-- Job --
Everything in the listing except the pictures should be written out exactly.
==*==
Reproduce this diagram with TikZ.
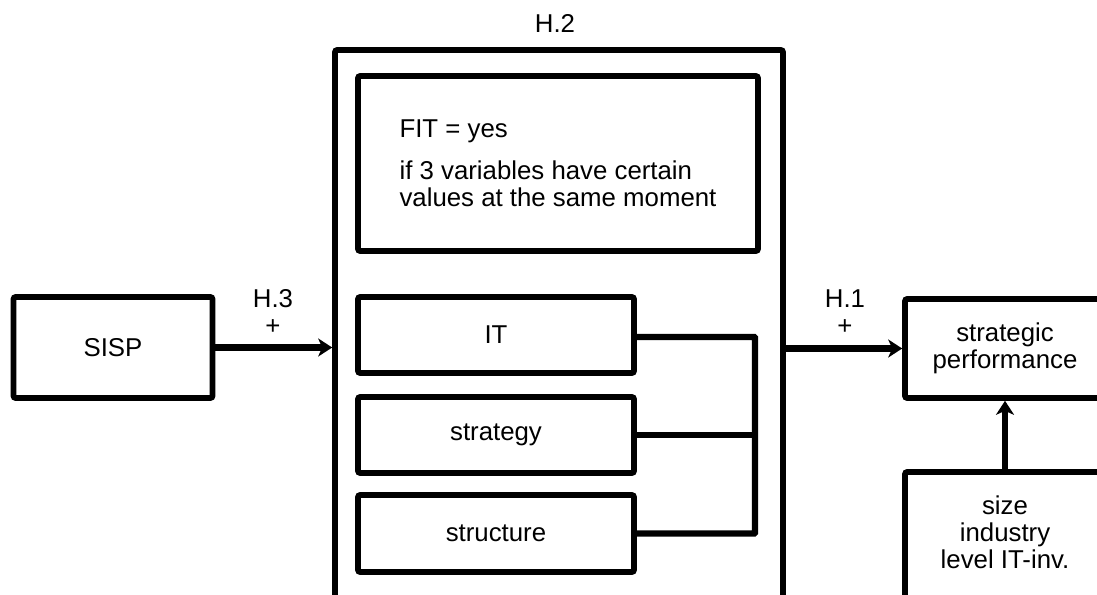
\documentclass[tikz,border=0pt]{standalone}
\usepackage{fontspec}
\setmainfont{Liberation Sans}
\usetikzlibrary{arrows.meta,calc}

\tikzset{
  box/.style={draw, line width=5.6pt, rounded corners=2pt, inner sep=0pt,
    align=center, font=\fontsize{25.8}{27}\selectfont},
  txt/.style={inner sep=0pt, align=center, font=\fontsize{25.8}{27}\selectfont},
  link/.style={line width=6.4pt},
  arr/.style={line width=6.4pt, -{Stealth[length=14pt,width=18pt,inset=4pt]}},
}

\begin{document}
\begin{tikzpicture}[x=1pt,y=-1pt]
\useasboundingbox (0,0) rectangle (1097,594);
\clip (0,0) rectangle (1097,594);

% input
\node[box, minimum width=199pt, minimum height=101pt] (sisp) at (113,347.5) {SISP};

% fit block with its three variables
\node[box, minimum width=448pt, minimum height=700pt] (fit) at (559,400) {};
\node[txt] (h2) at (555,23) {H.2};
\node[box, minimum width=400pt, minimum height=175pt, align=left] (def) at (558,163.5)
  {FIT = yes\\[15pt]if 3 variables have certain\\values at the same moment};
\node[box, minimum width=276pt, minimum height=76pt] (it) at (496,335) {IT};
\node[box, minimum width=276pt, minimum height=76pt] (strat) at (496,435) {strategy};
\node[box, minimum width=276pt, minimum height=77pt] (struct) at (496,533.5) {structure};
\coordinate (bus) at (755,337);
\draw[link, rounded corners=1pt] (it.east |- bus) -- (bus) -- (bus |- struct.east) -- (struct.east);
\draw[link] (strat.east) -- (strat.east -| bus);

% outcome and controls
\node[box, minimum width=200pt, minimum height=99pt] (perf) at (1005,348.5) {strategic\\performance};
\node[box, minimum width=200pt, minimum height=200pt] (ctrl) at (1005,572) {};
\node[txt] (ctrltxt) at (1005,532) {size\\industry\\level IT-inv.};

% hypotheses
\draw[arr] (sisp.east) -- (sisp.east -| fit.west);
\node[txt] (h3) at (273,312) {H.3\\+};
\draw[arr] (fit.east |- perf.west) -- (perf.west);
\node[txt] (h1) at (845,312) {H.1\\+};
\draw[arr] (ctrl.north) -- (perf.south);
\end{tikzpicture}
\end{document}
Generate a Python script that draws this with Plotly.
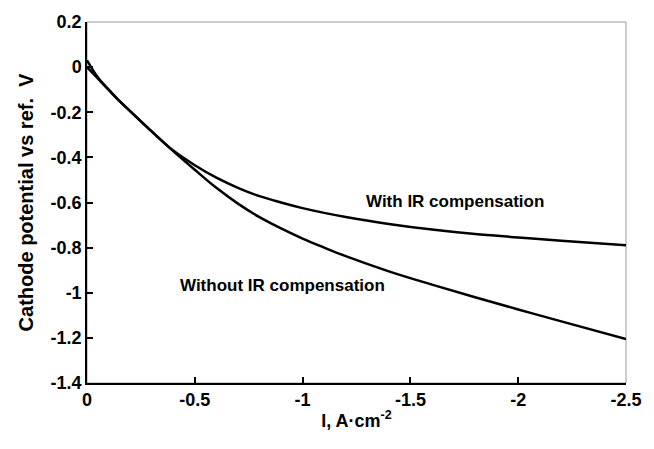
==*==
-- Task solution --
Reproduce this diagram with TikZ.
\documentclass[tikz,border=0pt]{standalone}
\usepackage{fontspec}
\setmainfont{Liberation Sans}
\usetikzlibrary{arrows.meta,calc}

\tikzset{
  box/.style={draw, line width=5.6pt, rounded corners=2pt, inner sep=0pt,
    align=center, font=\fontsize{25.8}{27}\selectfont},
  txt/.style={inner sep=0pt, align=center, font=\fontsize{25.8}{27}\selectfont},
  link/.style={line width=6.4pt},
  arr/.style={line width=6.4pt, -{Stealth[length=14pt,width=18pt,inset=4pt]}},
}

\begin{document}
\begin{tikzpicture}[x=1pt,y=-1pt]
\useasboundingbox (0,0) rectangle (1097,594);
\clip (0,0) rectangle (1097,594);

% input
\node[box, minimum width=199pt, minimum height=101pt] (sisp) at (113,347.5) {SISP};

% fit block with its three variables
\node[box, minimum width=448pt, minimum height=700pt] (fit) at (559,400) {};
\node[txt] (h2) at (555,23) {H.2};
\node[box, minimum width=400pt, minimum height=175pt, align=left] (def) at (558,163.5)
  {FIT = yes\\[15pt]if 3 variables have certain\\values at the same moment};
\node[box, minimum width=276pt, minimum height=76pt] (it) at (496,335) {IT};
\node[box, minimum width=276pt, minimum height=76pt] (strat) at (496,435) {strategy};
\node[box, minimum width=276pt, minimum height=77pt] (struct) at (496,533.5) {structure};
\coordinate (bus) at (755,337);
\draw[link, rounded corners=1pt] (it.east |- bus) -- (bus) -- (bus |- struct.east) -- (struct.east);
\draw[link] (strat.east) -- (strat.east -| bus);

% outcome and controls
\node[box, minimum width=200pt, minimum height=99pt] (perf) at (1005,348.5) {strategic\\performance};
\node[box, minimum width=200pt, minimum height=200pt] (ctrl) at (1005,572) {};
\node[txt] (ctrltxt) at (1005,532) {size\\industry\\level IT-inv.};

% hypotheses
\draw[arr] (sisp.east) -- (sisp.east -| fit.west);
\node[txt] (h3) at (273,312) {H.3\\+};
\draw[arr] (fit.east |- perf.west) -- (perf.west);
\node[txt] (h1) at (845,312) {H.1\\+};
\draw[arr] (ctrl.north) -- (perf.south);
\end{tikzpicture}
\end{document}
Generate a Python script that draws this with Plotly.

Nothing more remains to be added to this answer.